Figure 6. RMSE, representing the prediction performance of the spline fit versus λ.

Bayesian Regression with PyMC

The spline fit is obtained with Bayesian linear regression:

\[y = B\alpha +\mathcal{N}(0, \sigma_y), \notag\]

where $B$ is a matrix representing the values of the spline bases at the data points, $x$.

To restrict the difference among the coefficients $\alpha$, we set the components of $\alpha$ to be from the Gaussian random walk, so they are correlated and similar.

\[\alpha_i = \mathcal{N}(\alpha_{i-1}, \sigma). \notag\]

Further, the variance of the random walk, $\sigma$ is controlled by its prior distribution–an exponential distribution in this study. A single parameter λ controls the exponential distribution whose PDF is

\[\lambda \exp(-\lambda x). \notag\]

Figure 7 shows the PDF for various values of $\lambda$. Larger $\lambda$ leads to tighter distribution.

Figure 7. PDF of the exponential distribution with various values of λ. The larger the λ, the tighter the distribution.

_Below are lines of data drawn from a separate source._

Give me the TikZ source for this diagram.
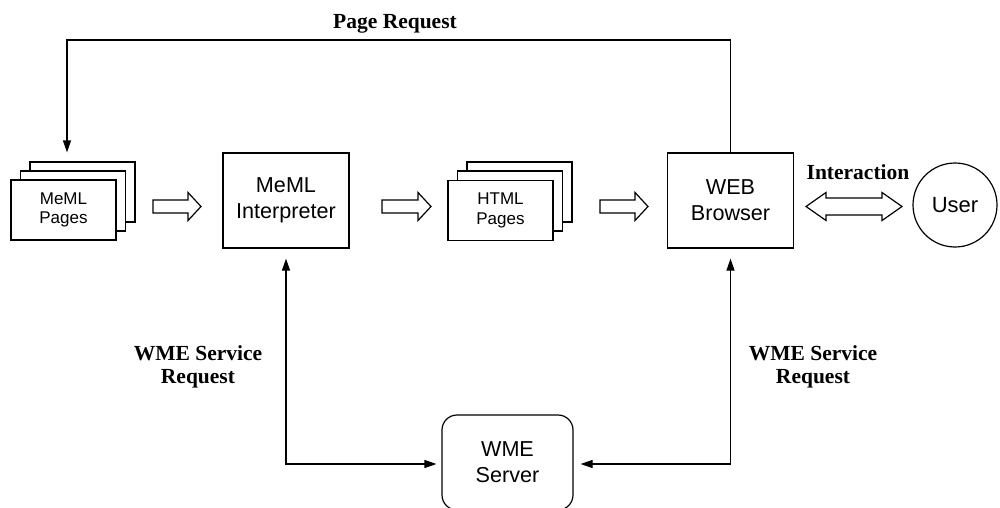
\documentclass[tikz,border=0pt]{standalone}
\usepackage{fontspec}
\setmainfont{Liberation Serif}
\setsansfont{Liberation Sans}
\usetikzlibrary{arrows.meta,calc}

% hollow block arrow pointing right: start x, end x, centre y
\newcommand\rightflow[3]{%
  \draw[flowshape] (#1,#3-6.5) -- (#2-13,#3-6.5) -- (#2-13,#3-14) -- (#2,#3)
    -- (#2-13,#3+14) -- (#2-13,#3+6.5) -- (#1,#3+6.5) -- cycle;}
% hollow double-headed block arrow: left tip x, right tip x, centre y
\newcommand\bothflow[3]{%
  \draw[flowshape] (#1,#3) -- (#1+20,#3-14) -- (#1+20,#3-8.5) -- (#2-20,#3-8.5)
    -- (#2-20,#3-14) -- (#2,#3) -- (#2-20,#3+14) -- (#2-20,#3+8.5)
    -- (#1+20,#3+8.5) -- (#1+20,#3+14) -- cycle;}

\begin{document}
\begin{tikzpicture}[x=1pt,y=-1pt,
  box/.style={draw, line width=1.2pt, fill=white, inner sep=0pt,
    minimum width=126pt, minimum height=95pt, align=center,
    font=\sffamily\fontsize{21.6}{26}\selectfont},
  sheet/.style={draw, line width=1.2pt, fill=white, inner sep=0pt,
    minimum width=105pt, minimum height=60pt},
  sheettext/.style={align=center, font=\sffamily\fontsize{17}{19.5}\selectfont},
  tag/.style={align=center, inner sep=0pt,
    font=\bfseries\fontsize{21.5}{22.5}\selectfont},
  link/.style={line width=1.2pt, {Triangle[length=12pt,width=8pt]}-{Triangle[length=12pt,width=8pt]}},
  onelink/.style={line width=1.2pt, -{Triangle[length=12pt,width=8pt]}},
  flowshape/.style={line width=1.2pt, fill=white, line join=miter}
]
\useasboundingbox (0,0) rectangle (1000,508);

% MeML page stack
\node[sheet] (mback)  at (82.5,192) {};
\node[sheet] (mmid)   at (73,201)   {};
\node[sheet] (mfront) at (63.5,210) {};
\node[sheettext] (mtext) at (mfront) {MeML\\Pages};

% interpreter
\node[box] (interp) at (286,200.5) {MeML\\Interpreter};

% HTML page stack
\node[sheet] (hback)  at (519.5,192) {};
\node[sheet] (hmid)   at (510,201)   {};
\node[sheet] (hfront) at (500.5,210.5) {};
\node[sheettext] (htext) at (hfront) {HTML\\Pages};

% browser and user
\node[box] (browser) at (730.5,200.5) {WEB\\Browser};
\node[draw, circle, line width=1.2pt, minimum size=84pt, inner sep=0pt,
      font=\sffamily\fontsize{22}{26}\selectfont] (user) at (955,205) {User};

% WME server
\node[box, rounded corners=15pt, minimum width=131pt] (server) at (507.5,462.5) {WME\\Server};

% data flow between the stages
\rightflow{153}{201}{206.5}
\rightflow{382}{431}{206.5}
\rightflow{600}{648}{206.5}
\bothflow{806}{902}{206.5}

% page request loop
\coordinate (preq) at (67,40);
\draw[onelink, shorten >=9pt] (browser.north) |- (preq) -- (preq |- mback.north);

% service requests to the WME server
\coordinate (lcorner) at (interp.south |- 0,464);
\coordinate (rcorner) at (browser.south |- 0,464);
\draw[link, shorten <=10pt, shorten >=5pt] (interp.south) -- (lcorner) -- (lcorner -| server.west);
\draw[link, shorten <=10pt, shorten >=7pt] (browser.south) -- (rcorner) -- (rcorner -| server.east);

% labels
\node[tag, anchor=base] (lpage) at (395,29) {Page Request};
\node[tag, anchor=base] (linter) at (858,179) {Interaction};
\node[tag] (lwmel) at (198,367) {WME Service\\Request};
\node[tag] (lwmer) at (813,367) {WME Service\\Request};
\end{tikzpicture}
\end{document}
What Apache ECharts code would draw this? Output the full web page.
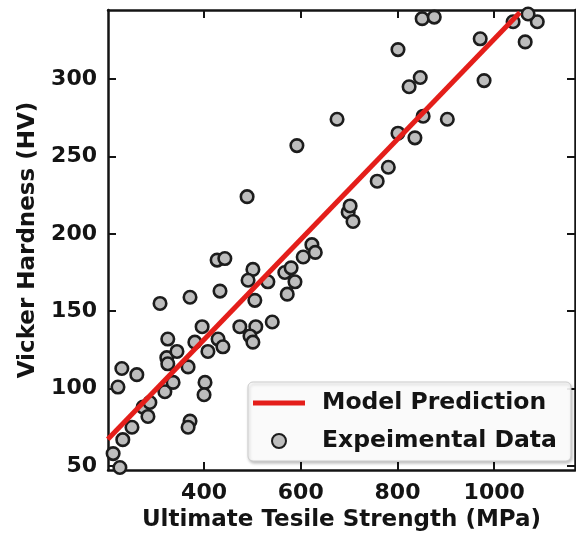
<!DOCTYPE html>
<html>
<head>
<meta charset="utf-8">
<script src="https://cdn.jsdelivr.net/npm/echarts@6/dist/echarts.min.js"></script>
<style>
  html, body { margin: 0; padding: 0; background: #ffffff; }
  #chart { width: 576px; height: 538px; }
</style>
</head>
<body>
<div id="chart"></div>
<script>
// Measured samples: ultimate tensile strength (MPa) and Vickers hardness (HV)
const utsValues = [
  212, 226, 232, 251, 274, 288, 284, 319, 336, 230,
  261, 222, 323, 325, 344, 367, 371, 367, 402, 400,
  309, 371, 433, 427, 443, 325, 396, 381, 408, 429,
  439, 474, 507, 541, 495, 501, 501, 491, 532, 567,
  580, 588, 572, 505, 605, 623, 630, 489, 592, 675,
  698, 702, 708, 758, 781, 801, 836, 853, 903, 801,
  824, 847, 851, 876, 971, 979, 1039, 1089, 1070, 1064
];
const hvValues = [
  58, 49, 67, 75, 88, 91, 82, 98, 104, 113,
  109, 101, 120, 116, 124, 114, 79, 75, 104, 96,
  155, 159, 163, 183, 184, 132, 140, 130, 124, 132,
  127, 140, 140, 143, 134, 130, 177, 170, 169, 175,
  178, 169, 161, 157, 185, 193, 188, 224, 257, 274,
  214, 218, 208, 234, 243, 265, 262, 276, 274, 319,
  295, 301, 339, 340, 326, 299, 337, 337, 342, 324
];

// Fitted model line end points
const modelUTS = [201, 1053];
const modelHV = [67.2, 343.0];

// Tick positions
const xTicks = [400, 600, 800, 1000];
const yTicks = [50, 100, 150, 200, 250, 300];

const FONT = 'DejaVu Sans';
const INK = '#141414';
const RED = '#e41e1a';

const chart = echarts.init(document.getElementById('chart'), null, { renderer: 'canvas' });

const frameLine = { show: true, onZero: false, lineStyle: { color: INK, width: 2.5 } };
function ticks(values) {
  return { show: true, inside: true, length: 8, customValues: values, lineStyle: { color: INK, width: 2 } };
}
const labelStyle = { fontFamily: FONT, fontSize: 22, fontWeight: 'bold', color: INK, formatter: v => String(v) };
const titleStyle = { fontFamily: FONT, fontSize: 23, fontWeight: 'bold', color: INK };

const X_MIN = 201.4, X_MAX = 1167;
const Y_MIN = 47.4, Y_MAX = 344.6;

chart.setOption({
  animation: false,
  backgroundColor: '#ffffff',
  grid: { left: 108, right: 1, top: 10, bottom: 68, containLabel: false },
  xAxis: [
    {
      type: 'value', position: 'bottom', min: X_MIN, max: X_MAX,
      axisLine: frameLine, axisTick: ticks(xTicks),
      axisLabel: Object.assign({ customValues: xTicks, margin: 12 }, labelStyle),
      splitLine: { show: false },
      name: 'Ultimate Tesile Strength (MPa)', nameLocation: 'middle', nameGap: 39,
      nameTextStyle: titleStyle
    },
    {
      type: 'value', position: 'top', min: X_MIN, max: X_MAX,
      axisLine: frameLine, axisTick: ticks(xTicks),
      axisLabel: { show: false }, splitLine: { show: false }
    }
  ],
  yAxis: [
    {
      type: 'value', position: 'left', min: Y_MIN, max: Y_MAX,
      axisLine: frameLine, axisTick: ticks(yTicks),
      axisLabel: Object.assign({ customValues: yTicks, margin: 11 }, labelStyle),
      splitLine: { show: false },
      name: 'Vicker Hardness (HV)', nameLocation: 'middle', nameGap: 68,
      nameTextStyle: titleStyle
    },
    {
      type: 'value', position: 'right', min: Y_MIN, max: Y_MAX,
      axisLine: frameLine, axisTick: ticks(yTicks),
      axisLabel: { show: false }, splitLine: { show: false }
    }
  ],
  legend: {
    data: [
      { name: 'Model Prediction', icon: 'path://M0,0L52,0L52,5L0,5Z' },
      { name: 'Expeimental Data' }
    ],
    orient: 'vertical',
    left: 248, top: 382,
    padding: [9, 14, 8, 5],
    itemWidth: 52, itemHeight: 14, itemGap: 14,
    backgroundColor: 'rgba(255,255,255,0.9)',
    borderColor: '#cccccc', borderWidth: 1, borderRadius: 5,
    shadowColor: 'rgba(0,0,0,0.25)', shadowBlur: 3, shadowOffsetX: 1, shadowOffsetY: 2,
    textStyle: { fontFamily: FONT, fontSize: 23.5, fontWeight: 'bold', color: INK, padding: [0, 0, 0, 12] }
  },
  series: [
    {
      name: 'Model Prediction',
      type: 'line',
      xAxisIndex: 0, yAxisIndex: 0,
      data: modelUTS.map((u, i) => [u, modelHV[i]]),
      symbol: 'none',
      lineStyle: { color: RED, width: 5 },
      itemStyle: { color: RED },
      z: 4
    },
    {
      name: 'Expeimental Data',
      type: 'scatter',
      xAxisIndex: 0, yAxisIndex: 0,
      data: utsValues.map((u, i) => [u, hvValues[i]]),
      symbol: 'circle',
      symbolSize: 12.5,
      itemStyle: { color: '#bdbdbd', borderColor: '#1c1c1c', borderWidth: 2.6, opacity: 1 },
      z: 3
    }
  ]
});
</script>
</body>
</html>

The code for spline fit using the PyMC package is listed below.

import pymc as pm

splines = SplineTransformer(n_knots=20, degree=3) # spline
splines.fit(x.reshape(-1,1)) # calculate knots
spline_bases = splines.transform(x.reshape(-1,1)) # spline bases

n = spline_bases.shape[-1] # number of spline bases
λ = 1
with pm.Model() as model:
    σ = pm.Exponential('σ', λ) # prior for sigma of Gaussian random walk
    α = pm.GaussianRandomWalk('α', mu=0, sigma=σ, 
                              init_dist = pm.Normal.dist(0,10), 
                              shape=n) # coefficients  
    σ_y = pm.Exponential('σ_y', 1) 
    mu = pm.math.dot(pm_spline_bases, α)
    obs = pm.Normal('obs', mu=mu, sigma=σ_y, observed=y)

The spline fit result is shown in Figure 8. The larger value of $\lambda$ leads to a tighter distribution among the spline fit coefficients $\alpha$, resulting in a smoother fit.

Figure 8. Spline fit using Bayesian regression. The smoothness of the fit is controlled by λ in the prior distribution of σ.

Reference

Eilers, P.H.C. and Marx, B.D. (2021). Practical Smoothing: The Joys of P-splines, Cambridge University Press.